>> begin Data block

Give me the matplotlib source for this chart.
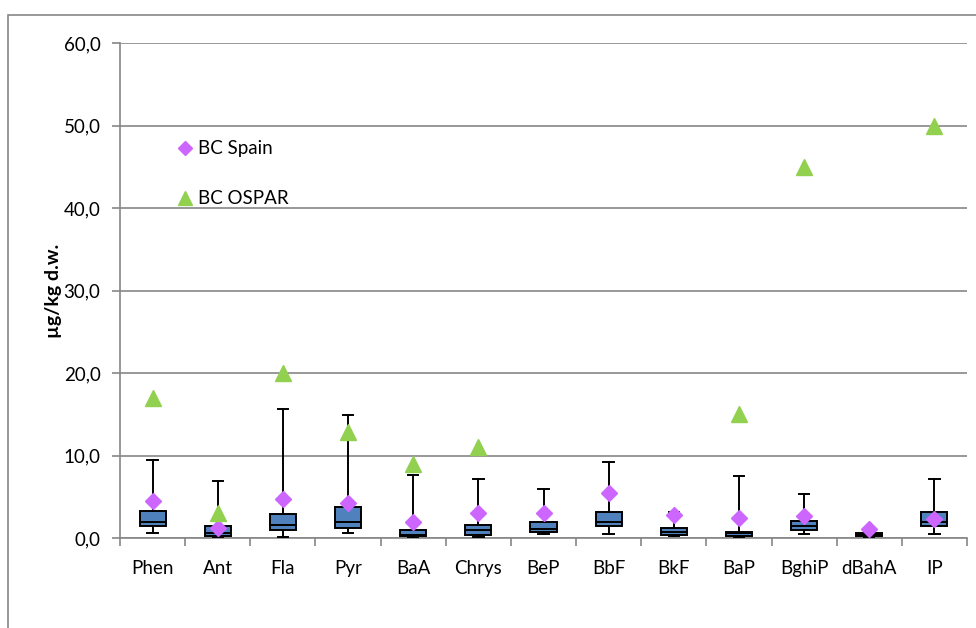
import matplotlib
matplotlib.use("Agg")
import matplotlib.pyplot as plt
from matplotlib.lines import Line2D
import numpy as np

plt.rcParams['font.family'] = ['Lato', 'DejaVu Sans']

categories = ["Phen", "Ant", "Fla", "Pyr", "BaA", "Chrys", "BeP", "BbF", "BkF", "BaP", "BghiP", "dBahA", "IP"]
whisker_low = [0.6, 0.05, 0.1, 0.6, 0.05, 0.15, 0.45, 0.45, 0.25, 0.1, 0.45, 0.05, 0.45]
q1 =          [1.5, 0.2, 1.0, 1.2, 0.2, 0.35, 0.75, 1.4, 0.4, 0.2, 1.0, 0.2, 1.4]
median =      [1.9, 0.6, 1.6, 1.9, 0.35, 1.0, 1.05, 1.9, 0.75, 0.55, 1.4, 0.4, 1.9]
q3 =          [3.3, 1.4, 2.9, 3.7, 1.0, 1.6, 2.0, 3.1, 1.2, 0.75, 2.1, 0.65, 3.1]
whisker_high = [9.4, 6.9, 15.6, 14.9, 7.6, 7.1, 6.0, 9.25, 3.1, 7.5, 5.3, 0.65, 7.1]
bc_spain = [4.5, 1.25, 4.7, 4.3, 2.0, 3.0, 3.0, 5.5, 2.8, 2.45, 2.65, 1.1, 2.25]
bc_ospar = [17.0, 3.0, 20.0, 12.8, 9.0, 11.0, np.nan, np.nan, np.nan, 15.0, 45.0, np.nan, 50.0]
y_ticks = [0, 10, 20, 30, 40, 50, 60]
y_label = "µg/kg d.w."

fig = plt.figure(figsize=(9.76, 6.28), dpi=100)
# outer chart border
fig.add_artist(plt.Rectangle((8/976, -0.1), 2, 1.1 - 15/628, transform=fig.transFigure,
                             fill=False, edgecolor='#868686', linewidth=1.2))
ax = fig.add_axes([120/976, (628-538)/628, (967-120)/976, (538-43)/628])

n = len(categories)
pos = np.arange(n)
stats = []
for i in range(n):
    stats.append(dict(whislo=whisker_low[i], q1=q1[i], med=median[i], q3=q3[i],
                      whishi=whisker_high[i], fliers=[], label=categories[i]))
ax.bxp(stats, positions=pos, widths=0.4, capwidths=0.16, showfliers=False, patch_artist=True,
       boxprops=dict(facecolor='#4F81BD', edgecolor='black', linewidth=1.4),
       medianprops=dict(color='black', linewidth=1.4),
       whiskerprops=dict(color='black', linewidth=1.4),
       capprops=dict(color='black', linewidth=1.4), zorder=3)

ax.plot(pos, bc_spain, linestyle='none', marker='D', markersize=8, color='#CC66FF',
        markeredgecolor='#CC66FF', zorder=5)
ax.plot(pos, bc_ospar, linestyle='none', marker='^', markersize=11, color='#92D050',
        markeredgecolor='#92D050', zorder=5)

ax.set_xlim(-0.5, n - 0.5)
ax.set_ylim(0, 60)
ax.set_yticks(y_ticks)
ax.set_yticklabels([f"{v:.1f}".replace('.', ',') for v in y_ticks], fontsize=13.5)
ax.set_xticks(pos)
ax.set_xticklabels(categories, fontsize=13.5)
ax.tick_params(axis='x', length=0, pad=16)
ax.set_xticks(np.arange(n + 1) - 0.5, minor=True)
ax.tick_params(axis='x', which='minor', length=6, color='#868686', width=1.2)
ax.tick_params(axis='y', length=6, color='#868686', width=1.2, pad=8)
ax.grid(axis='y', color='#868686', linewidth=1.2, zorder=0)
ax.set_axisbelow(True)
for s in ['top', 'right']:
    ax.spines[s].set_visible(False)
for s in ['left', 'bottom']:
    ax.spines[s].set_color('#868686')
    ax.spines[s].set_linewidth(1.2)
ax.set_ylabel(y_label, fontsize=14, fontweight='bold', labelpad=1)

handles = [Line2D([], [], linestyle='none', marker='D', markersize=7, color='#CC66FF'),
           Line2D([], [], linestyle='none', marker='^', markersize=10, color='#92D050')]
ax.legend(handles, ["BC Spain", "BC OSPAR"], loc='upper left', frameon=False,
          bbox_to_anchor=(166/976, 1 - 131/628), bbox_transform=fig.transFigure,
          fontsize=13.5, labelspacing=1.75, handletextpad=0.2, handlelength=1.0, borderpad=0)

fig.savefig("out.png", dpi=100)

>> end Data block

• Given exercise: From the material above, reproduce everything verbatim except the pictures.

• Full response:
Give me the matplotlib source for this chart.
import matplotlib
matplotlib.use("Agg")
import matplotlib.pyplot as plt
from matplotlib.lines import Line2D
import numpy as np

plt.rcParams['font.family'] = ['Lato', 'DejaVu Sans']

categories = ["Phen", "Ant", "Fla", "Pyr", "BaA", "Chrys", "BeP", "BbF", "BkF", "BaP", "BghiP", "dBahA", "IP"]
whisker_low = [0.6, 0.05, 0.1, 0.6, 0.05, 0.15, 0.45, 0.45, 0.25, 0.1, 0.45, 0.05, 0.45]
q1 =          [1.5, 0.2, 1.0, 1.2, 0.2, 0.35, 0.75, 1.4, 0.4, 0.2, 1.0, 0.2, 1.4]
median =      [1.9, 0.6, 1.6, 1.9, 0.35, 1.0, 1.05, 1.9, 0.75, 0.55, 1.4, 0.4, 1.9]
q3 =          [3.3, 1.4, 2.9, 3.7, 1.0, 1.6, 2.0, 3.1, 1.2, 0.75, 2.1, 0.65, 3.1]
whisker_high = [9.4, 6.9, 15.6, 14.9, 7.6, 7.1, 6.0, 9.25, 3.1, 7.5, 5.3, 0.65, 7.1]
bc_spain = [4.5, 1.25, 4.7, 4.3, 2.0, 3.0, 3.0, 5.5, 2.8, 2.45, 2.65, 1.1, 2.25]
bc_ospar = [17.0, 3.0, 20.0, 12.8, 9.0, 11.0, np.nan, np.nan, np.nan, 15.0, 45.0, np.nan, 50.0]
y_ticks = [0, 10, 20, 30, 40, 50, 60]
y_label = "µg/kg d.w."

fig = plt.figure(figsize=(9.76, 6.28), dpi=100)
# outer chart border
fig.add_artist(plt.Rectangle((8/976, -0.1), 2, 1.1 - 15/628, transform=fig.transFigure,
                             fill=False, edgecolor='#868686', linewidth=1.2))
ax = fig.add_axes([120/976, (628-538)/628, (967-120)/976, (538-43)/628])

n = len(categories)
pos = np.arange(n)
stats = []
for i in range(n):
    stats.append(dict(whislo=whisker_low[i], q1=q1[i], med=median[i], q3=q3[i],
                      whishi=whisker_high[i], fliers=[], label=categories[i]))
ax.bxp(stats, positions=pos, widths=0.4, capwidths=0.16, showfliers=False, patch_artist=True,
       boxprops=dict(facecolor='#4F81BD', edgecolor='black', linewidth=1.4),
       medianprops=dict(color='black', linewidth=1.4),
       whiskerprops=dict(color='black', linewidth=1.4),
       capprops=dict(color='black', linewidth=1.4), zorder=3)

ax.plot(pos, bc_spain, linestyle='none', marker='D', markersize=8, color='#CC66FF',
        markeredgecolor='#CC66FF', zorder=5)
ax.plot(pos, bc_ospar, linestyle='none', marker='^', markersize=11, color='#92D050',
        markeredgecolor='#92D050', zorder=5)

ax.set_xlim(-0.5, n - 0.5)
ax.set_ylim(0, 60)
ax.set_yticks(y_ticks)
ax.set_yticklabels([f"{v:.1f}".replace('.', ',') for v in y_ticks], fontsize=13.5)
ax.set_xticks(pos)
ax.set_xticklabels(categories, fontsize=13.5)
ax.tick_params(axis='x', length=0, pad=16)
ax.set_xticks(np.arange(n + 1) - 0.5, minor=True)
ax.tick_params(axis='x', which='minor', length=6, color='#868686', width=1.2)
ax.tick_params(axis='y', length=6, color='#868686', width=1.2, pad=8)
ax.grid(axis='y', color='#868686', linewidth=1.2, zorder=0)
ax.set_axisbelow(True)
for s in ['top', 'right']:
    ax.spines[s].set_visible(False)
for s in ['left', 'bottom']:
    ax.spines[s].set_color('#868686')
    ax.spines[s].set_linewidth(1.2)
ax.set_ylabel(y_label, fontsize=14, fontweight='bold', labelpad=1)

handles = [Line2D([], [], linestyle='none', marker='D', markersize=7, color='#CC66FF'),
           Line2D([], [], linestyle='none', marker='^', markersize=10, color='#92D050')]
ax.legend(handles, ["BC Spain", "BC OSPAR"], loc='upper left', frameon=False,
          bbox_to_anchor=(166/976, 1 - 131/628), bbox_transform=fig.transFigure,
          fontsize=13.5, labelspacing=1.75, handletextpad=0.2, handlelength=1.0, borderpad=0)

fig.savefig("out.png", dpi=100)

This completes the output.